Direct and Large-Eddy Simulations of Coherent Vortices in Three-Dimensional Turbulence: Geophysical and Industrial Applications

Abstract

We first discuss the concept of coherent vortex. Some elementary vortex interactions which appear in transitional or turbulent shear flow are described such as the formation of spiral vortices, and the pairing of two vortices of same sign. The three-dimensional stretching and turning mechanisms leading to longitudinal hairpin vortices (aligned or staggered mode) are presented. Then the formalism of large-eddy simulations (LES) is recalled in details and classical as well as more recent subgrid-scale models are considered: Smagorinsky’s model, Kraichnan’s spectral eddy-viscosity model, structure-function models, and the dynamic model.

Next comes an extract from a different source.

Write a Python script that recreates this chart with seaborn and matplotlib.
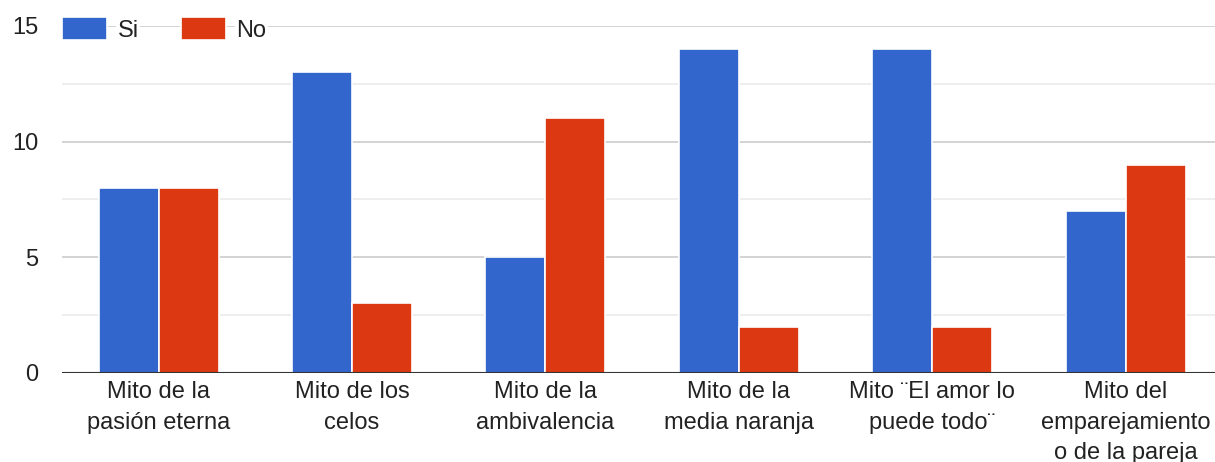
import matplotlib
matplotlib.use("Agg")
import matplotlib.pyplot as plt
import seaborn as sns
import pandas as pd

categories = [
    "Mito de la\npasión eterna",
    "Mito de los\ncelos",
    "Mito de la\nambivalencia",
    "Mito de la\nmedia naranja",
    "Mito ¨El amor lo\npuede todo¨",
    "Mito del\nemparejamiento\no de la pareja",
]
si_values = [8, 13, 5, 14, 14, 7]
no_values = [8, 3, 11, 2, 2, 9]
series = ["Si", "No"]
colors = ["#3366cc", "#dc3912"]

df = pd.DataFrame({
    "cat": categories * 2,
    "val": si_values + no_values,
    "serie": ["Si"] * len(categories) + ["No"] * len(categories),
})

sns.set_style("white")
plt.rcParams["font.family"] = ["Liberation Sans", "DejaVu Sans"]

fig = plt.figure(figsize=(12.15, 4.62), dpi=100)
ax = fig.add_axes([0.051, 0.193, 0.955, 0.751])

sns.barplot(data=df, x="cat", y="val", hue="serie", hue_order=series,
            palette=colors, width=0.62, edgecolor="white", linewidth=1.2,
            saturation=1, ax=ax, zorder=3)

ax.set_ylim(0, 15)
ax.set_xlim(-0.5, len(categories) - 0.5)
ax.set_yticks([0, 5, 10, 15])
ax.set_yticks([2.5, 7.5, 12.5], minor=True)
ax.grid(axis="y", which="major", color="#cccccc", linewidth=1.2, zorder=0)
ax.grid(axis="y", which="minor", color="#ebebeb", linewidth=1.2, zorder=0)
ax.axhline(0, color="#333333", linewidth=1.5, zorder=4)
for s in ax.spines.values():
    s.set_visible(False)

ax.set_xlabel("")
ax.set_ylabel("")
ax.tick_params(axis="both", which="both", length=0, labelsize=17, labelcolor="#222222")
ax.tick_params(axis="y", pad=17)
ax.tick_params(axis="x", pad=6)
for lbl in ax.get_xticklabels():
    lbl.set_linespacing(1.5)
    lbl.set_verticalalignment("top")

leg = ax.legend(loc="center left", bbox_to_anchor=(0.0, 0.99), ncol=2,
                frameon=False, fontsize=17, handlelength=1.9, handleheight=1.1,
                handletextpad=0.45, columnspacing=1.8, borderaxespad=0,
                borderpad=0)
for t in leg.get_texts():
    t.set_color("#222222")
    t.set_bbox(dict(facecolor="white", edgecolor="none", pad=1))
leg.set_zorder(10)

fig.savefig("out.png", dpi=100)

Various examples of numerically-simulated three-dimensional flows and of coherent vortices imbedded in them are displayed such as three-dimensional isotropic turbulence, free-shear flows, separated flows and boundary-layers. Comparisons with experimental data are presented and geophysical and industrial applications are discussed. We finally show how a solid-body rotation may drastically modify the free-shear layer topology. The shear/Coriolis linear instability yields a purely longitudinal mode for anticyclonic moderate rotation. Numerical simulations show how this mode evolves non-linearly into concentrated longitudinal hairpin vortices of absolute vorticity.